2. Prior to trial the defendant moved in limine to exclude evidence of his statement, at the time of his arrest, that “this isnt my first time being arrested on drugs.” The statement was admissible as the statement of a party, see Mass. G. Evid. §§ 801(d)(2), 404(b) (2023). Contrary to the defendants contention on appeal, the trial judge did not abuse discretion in concluding that the evidence was admissible to show his knowledge of the charged conduct, and not inadmissible as propensity evidence.

2

In any event, the trial judge refused to allow certain more prejudicial portions of the statement into evidence, the trial prosecutor placed little emphasis on the admission in her closing, and the evidence of the defendants guilt was substantial.
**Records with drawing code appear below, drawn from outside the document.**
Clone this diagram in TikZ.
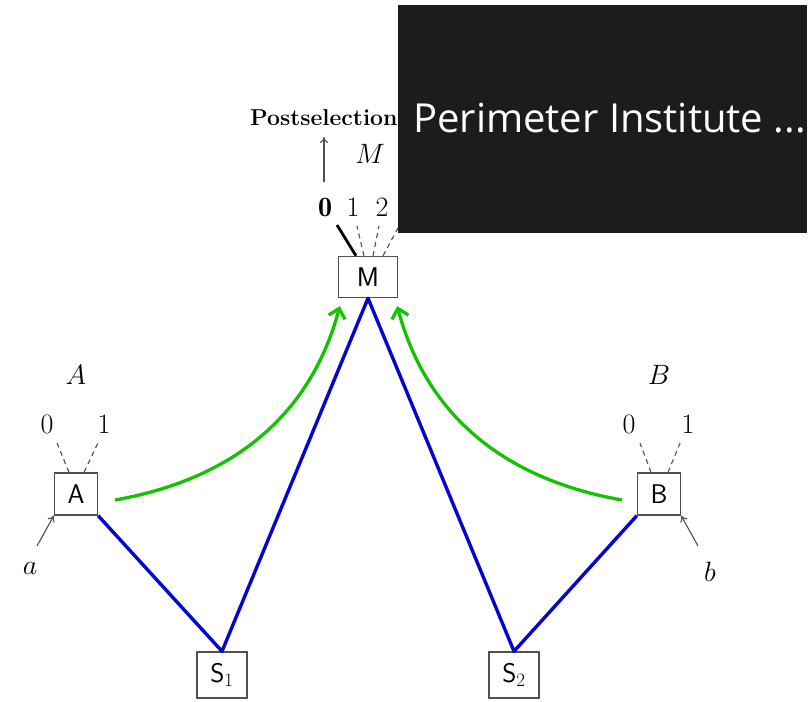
\RequirePackage{fix-cm}
\documentclass[tikz,border=0pt]{standalone}
\usepackage{amsmath,amssymb}
\usepackage{fontspec}
\newfontfamily\bannerfont{Open Sans}
\usepackage{tikz}
\usetikzlibrary{arrows.meta, positioning, calc}
\definecolor{boxgray}{RGB}{80,80,80}
\definecolor{wireblue}{RGB}{5,5,205}
\definecolor{flowgreen}{RGB}{20,195,0}
\definecolor{bannerblack}{RGB}{28,29,27}
\tikzset{
    party_node/.style={
        rectangle, draw=boxgray, line width=1.4pt, fill=white, inner sep=0pt,
        minimum width=43pt, minimum height=42pt, font=\fontsize{27}{32}\selectfont\sffamily
    },
    source_node/.style={
        party_node, minimum width=50pt, minimum height=46pt
    },
    meas_node/.style={
        party_node, minimum width=59pt, minimum height=41pt
    },
    lbl/.style={
        inner sep=0pt, font=\fontsize{28}{32}\selectfont
    },
    wire_blue/.style={
        line width=3.4pt, draw=wireblue, line join=round
    },
    arrow_green/.style={
        line width=3.3pt, draw=flowgreen, -{Straight Barb[length=9pt, width=17pt, line width=3.3pt]}
    },
    setting_dash/.style={
        line width=1.1pt, draw=boxgray, dash pattern=on 5pt off 4pt
    },
    input_arrow/.style={
        line width=1.1pt, draw=boxgray, -{To[length=6pt, width=8pt]}
    }
}

\begin{document}
\begin{tikzpicture}[x=1pt, y=-1pt]
    \useasboundingbox[fill=white] (0,0) rectangle (810,701);

    % Boxes
    \node[meas_node] (M) at (368,277) {M};
    \node[party_node] (A) at (76,494) {A};
    \node[party_node] (B) at (659,494) {B};
    \node[source_node] (S1) at (222,675) {S$_1$};
    \node[source_node] (S2) at (514,675) {S$_2$};

    % Sources
    \draw[wire_blue] (A.south east) -- (S1.north) -- (M.south) -- (S2.north) -- (B.south west);

    % Communication
    \coordinate (gA) at (115,500);
    \coordinate (gB) at (622,500);
    \draw[arrow_green] (gA) to[out=10, in=-105] ([shift={(2pt,-8pt)}]M.south west);
    \draw[arrow_green] (gB) to[out=170, in=-75] ([shift={(-1pt,-8pt)}]M.south east);

    % Alice
    \node[lbl] (labA) at (76,375) {$A$};
    \node[lbl] (a0) at (47,424) {$0$};
    \node[lbl] (a1) at (104,424) {$1$};
    \draw[setting_dash] ([xshift=-7pt]A.north) -- (57,443);
    \draw[setting_dash] ([xshift=8pt]A.north) -- (98,443);
    \node[lbl] (ina) at (30,568) {$a$};
    \coordinate (ina_tail) at (37,546);
    \draw[input_arrow] (ina_tail) -- (A.south west);

    % Bob
    \node[lbl] (labB) at (659,375) {$B$};
    \node[lbl] (b0) at (629,424) {$0$};
    \node[lbl] (b1) at (688,424) {$1$};
    \draw[setting_dash] ([xshift=-8pt]B.north) -- (640,443);
    \draw[setting_dash] ([xshift=9pt]B.north) -- (680,443);
    \node[lbl] (inb) at (710,572) {$b$};
    \coordinate (inb_tail) at (698,546);
    \draw[input_arrow] (inb_tail) -- (B.south east);

    % Measurement
    \node[lbl] (m0) at (325,207) {$\mathbf{0}$};
    \node[lbl] (m1) at (353,207) {$1$};
    \node[lbl] (m2) at (382,207) {$2$};
    \draw[line width=2.8pt] ([xshift=-12pt]M.north) -- (337,225);
    \draw[setting_dash] ([xshift=-4pt]M.north) -- (357,226);
    \draw[setting_dash] ([xshift=5pt]M.north) -- (379,226);
    \draw[setting_dash] ([xshift=15pt]M.north) -- (398,228);
    \node[lbl] (labM) at (370,154) {$M$};
    \coordinate (post_tail) at (324,182);
    \coordinate (post_tip) at (324,137);
    \draw[input_arrow] (post_tail) -- (post_tip);
    \node[lbl, anchor=base west, font=\fontsize{23}{26}\selectfont\bfseries] (post) at (250,125) {Postselection};

    % Overlay
    \node[fill=bannerblack, minimum width=409pt, minimum height=228pt, inner sep=0pt, anchor=north west] (banner) at (398,5) {};
    \node[anchor=base west, inner sep=0pt, text=white, font=\fontsize{40}{44}\bannerfont] (bannertext) at (413,132) {Perimeter Institute ...};
\end{tikzpicture}
\end{document}
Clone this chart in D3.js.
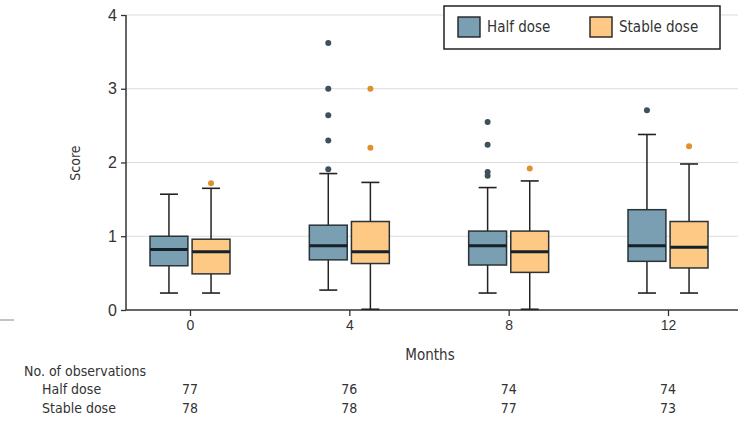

3. Finally, we reject the defendants contention that the evidence at trial was insufficient to support the defendants conviction.

3

Even standing alone, the police officers observation of the defendant spitting out a small bag from his mouth and handing it to a person in exchange for what appeared to be currency, followed a short time later by the apprehension of the other person in possession of a small bag that tested positive for “crack” cocaine and the recovery from the defendant of a twenty dollar bill, when viewed in the light most favorable to the Commonwealth, see Commonwealth v. Latimore, 378 Mass. 671, 676-677 (1979), was sufficient to establish that the defendant sold drugs to the other person.

Judgment affirmed.

Order denying motion for new trial affirmed.

FOOTNOTES

1

.   When apprehended, the defendant had one twenty dollar bill in his possession. Trial counsel argued that if each observed encounter had been a drug sale the defendant should have had multiple bills in his possession, and that in any event possession of twenty dollars in cash was insufficient to prove the defendant was selling drugs. The defendants criticism on appeal of trial counsels failure to elicit evidence of the street value of “crack” cocaine is unavailing. To begin with, the police offered no testimony that they witnessed the defendant making change during any of the observed encounters, leaving trial counsel free to suggest that the single bill in the defendants possession was inconsistent with four encounters identical to the one police contended was a drug sale. In any event, the record on the new trial motion offers no evidence concerning what an attempt to elicit evidence of value would have produced, making any suggestion it would have been helpful rest on speculation.

2

.   Among other things, the evidence tended to support the Commonwealths suggestion that the absence of other drugs in the defendants possession at the time of his arrest could have been the result of the defendants decision to swallow other packets held in his mouth for sale, based on his familiarity with the arrest process.

3

.   As framed on appeal, the argument suggests that “but for” the testimony of the three prior encounters elicited by the defendants trial counsel, the evidence did not support the conviction. If successful, the argument would support a new trial, and not a judgment of dismissal, since we assess the sufficiency of the evidence introduced at trial, including even evidence that was introduced in error. See Commonwealth v. Mauricio, 477 Mass. 588, 597 (2017).